■ **EXERCISE GOAL**: Output exactly the lines from the first line of the records below through the line containing "ax.axvline(xv, color='black', lw=0.8, zorder=1)", both included, leaving out any pictures.

++++ RECORDS SHOWN

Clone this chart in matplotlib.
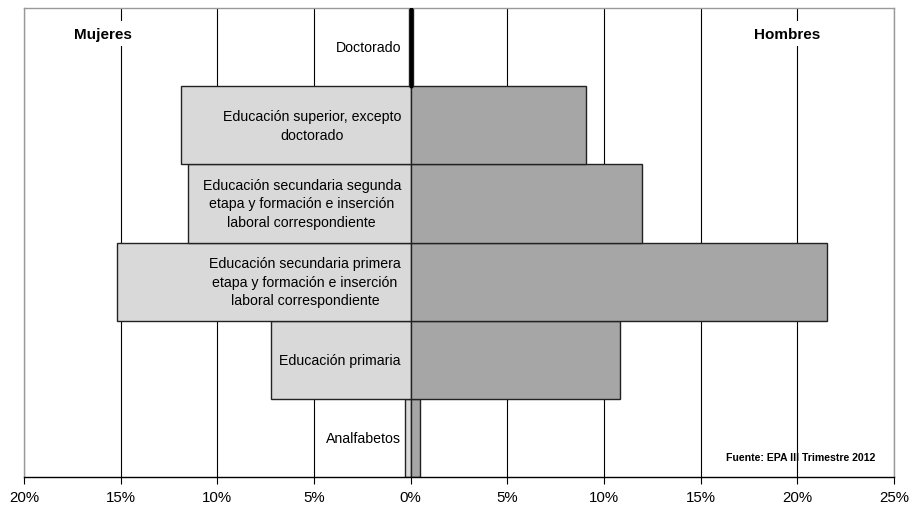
import matplotlib
matplotlib.use("Agg")
import matplotlib.pyplot as plt
import numpy as np

plt.rcParams['font.family'] = ['Liberation Sans', 'DejaVu Sans']

categories = ["Analfabetos", "Educación primaria",
              "Educación secundaria primera\netapa y formación e inserción\nlaboral correspondiente",
              "Educación secundaria segunda\netapa y formación e inserción\nlaboral correspondiente",
              "Educación superior, excepto\ndoctorado",
              "Doctorado"]
mujeres = [0.3, 7.2, 15.2, 11.5, 11.9, 0.1]
hombres = [0.48, 10.85, 21.55, 11.95, 9.05, 0.15]
xticks = [-20, -15, -10, -5, 0, 5, 10, 15, 20, 25]
xticklabels = ["20%", "15%", "10%", "5%", "0%", "5%", "10%", "15%", "20%", "25%"]

fig = plt.figure(figsize=(9.13, 5.06), dpi=100)
ax = fig.add_axes([0.0263, 0.0553, 0.9527, 0.9267])

y = np.arange(len(categories))
ax.set_xlim(-20, 25)
ax.set_ylim(-0.5, len(categories) - 0.5)

for xv in xticks:
    ax.axvline(xv, color='black', lw=0.8, zorder=1)

ax.barh(y, [-m for m in mujeres], height=1.0, color='#d9d9d9', edgecolor='#222222', lw=1.0, zorder=2)
ax.barh(y, hombres, height=1.0, color='#a6a6a6', edgecolor='#222222', lw=1.0, zorder=2)
ax.axvline(0, ymin=5/6, ymax=1, color='black', lw=2.5, zorder=3)

for yi, cat in zip(y, categories):
    ax.text(-0.5, yi, cat, ha='right', va='center', multialignment='center',
            fontsize=10.2, linespacing=1.4, zorder=4)

ax.text(-15.9, 5.17, "Mujeres", ha='center', va='center', fontsize=11, fontweight='bold',
        bbox=dict(facecolor='white', edgecolor='none', pad=4), zorder=4)
ax.text(19.5, 5.17, "Hombres", ha='center', va='center', fontsize=11, fontweight='bold',
        bbox=dict(facecolor='white', edgecolor='none', pad=4), zorder=4)
ax.text(20.2, -0.25, "Fuente: EPA III Trimestre 2012", ha='center', va='center',
        fontsize=7.6, fontweight='bold', zorder=4)

ax.set_xticks(xticks)
ax.set_xticklabels(xticklabels, fontsize=10.8)
ax.set_yticks([])
ax.tick_params(axis='x', direction='out', length=5, width=0.8, pad=4)
for s in ['top', 'right', 'left']:
    ax.spines[s].set_color('#999999')
    ax.spines[s].set_linewidth(1.0)
ax.spines['bottom'].set_color('black')
ax.spines['bottom'].set_linewidth(1.0)

fig.savefig("out.png", dpi=100)
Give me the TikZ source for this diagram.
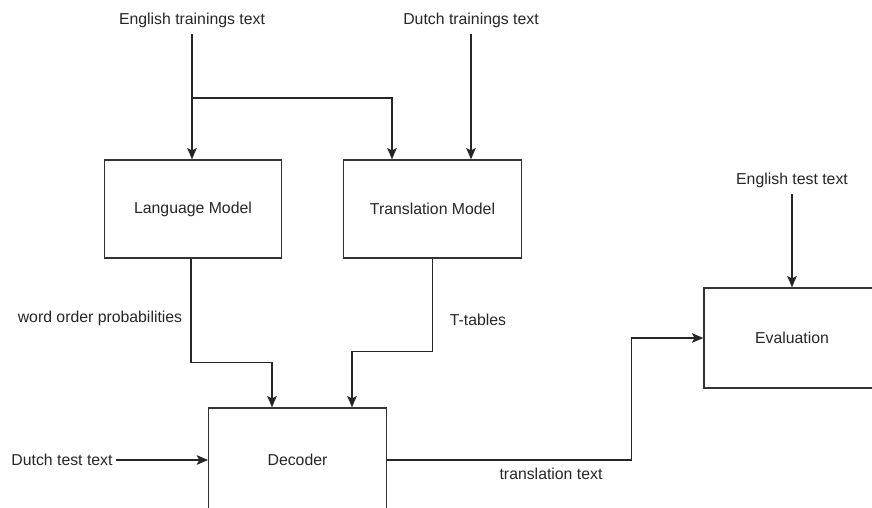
\documentclass[tikz,border=0pt]{standalone}
\usepackage{fontspec}
\setmainfont{Liberation Sans}
\usetikzlibrary{arrows.meta}

\tikzset{
  block/.style={draw=black!80, line width=0.8pt, minimum width=3.55cm, minimum height=1.96cm, inner sep=0pt},
  lbl/.style={text=black!85, font=\fontsize{9}{11}\selectfont},
  arr/.style={draw=black!85, line width=0.8pt, -{Stealth[length=6.5pt, width=5.5pt, inset=1.5pt]}}
}

\begin{document}
\begin{tikzpicture}[x=0.02cm, y=-0.02cm]

\clip (0,0) rectangle (872,507);

%boxes
\node[block, lbl] (lm) at (193,209) {Language Model};
\node[block, lbl] (tm) at (432.5,209) {Translation Model};
\node[block, lbl, minimum height=2.08cm] (dec) at (297.5,460) {Decoder};
\node[block, lbl, minimum width=3.52cm, minimum height=2cm] (ev) at (792,338) {Evaluation};

%input texts
\node[lbl] (entrain) at (192,20) {English trainings text};
\node[lbl] (nltrain) at (471,20) {Dutch trainings text};
\node[lbl] (nltest) at (62,460) {Dutch test text};
\node[lbl] (entest) at (792,180) {English test text};

%edge labels
\node[lbl] (wop) at (100,318) {word order probabilities};
\node[lbl] (ttab) at (478,320) {T-tables};
\node[lbl] (trtext) at (551,474) {translation text};

%lines (top)
\coordinate (split) at (192,98);
\draw[arr] (entrain.south) -- (entrain.south |- lm.north);
\draw[arr] (split) -| ([shift={(-40.5,0)}]tm.north);
\draw[arr] (nltrain.south) -- (nltrain.south |- tm.north);

%lines (into decoder)
\draw[arr] ([shift={(-2,0)}]lm.south) |- ([shift={(-25.5,-45)}]dec.north) -- ([shift={(-25.5,0)}]dec.north);
\draw[arr] (tm.south) |- ([shift={(54.5,-56)}]dec.north) -- ([shift={(54.5,0)}]dec.north);
\draw[arr] ([shift={(-3,0)}]nltest.east) -- (dec.west);

%lines (evaluation)
\draw[arr] (dec.east) -| ([shift={(-72,0)}]ev.west) -- (ev.west);
\draw[arr] (entest.south) -- (ev.north);

\end{tikzpicture}
\end{document}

++++++++

■ **TASK SOLUTION**:
Clone this chart in matplotlib.
import matplotlib
matplotlib.use("Agg")
import matplotlib.pyplot as plt
import numpy as np

plt.rcParams['font.family'] = ['Liberation Sans', 'DejaVu Sans']

categories = ["Analfabetos", "Educación primaria",
              "Educación secundaria primera\netapa y formación e inserción\nlaboral correspondiente",
              "Educación secundaria segunda\netapa y formación e inserción\nlaboral correspondiente",
              "Educación superior, excepto\ndoctorado",
              "Doctorado"]
mujeres = [0.3, 7.2, 15.2, 11.5, 11.9, 0.1]
hombres = [0.48, 10.85, 21.55, 11.95, 9.05, 0.15]
xticks = [-20, -15, -10, -5, 0, 5, 10, 15, 20, 25]
xticklabels = ["20%", "15%", "10%", "5%", "0%", "5%", "10%", "15%", "20%", "25%"]

fig = plt.figure(figsize=(9.13, 5.06), dpi=100)
ax = fig.add_axes([0.0263, 0.0553, 0.9527, 0.9267])

y = np.arange(len(categories))
ax.set_xlim(-20, 25)
ax.set_ylim(-0.5, len(categories) - 0.5)

for xv in xticks:
    ax.axvline(xv, color='black', lw=0.8, zorder=1)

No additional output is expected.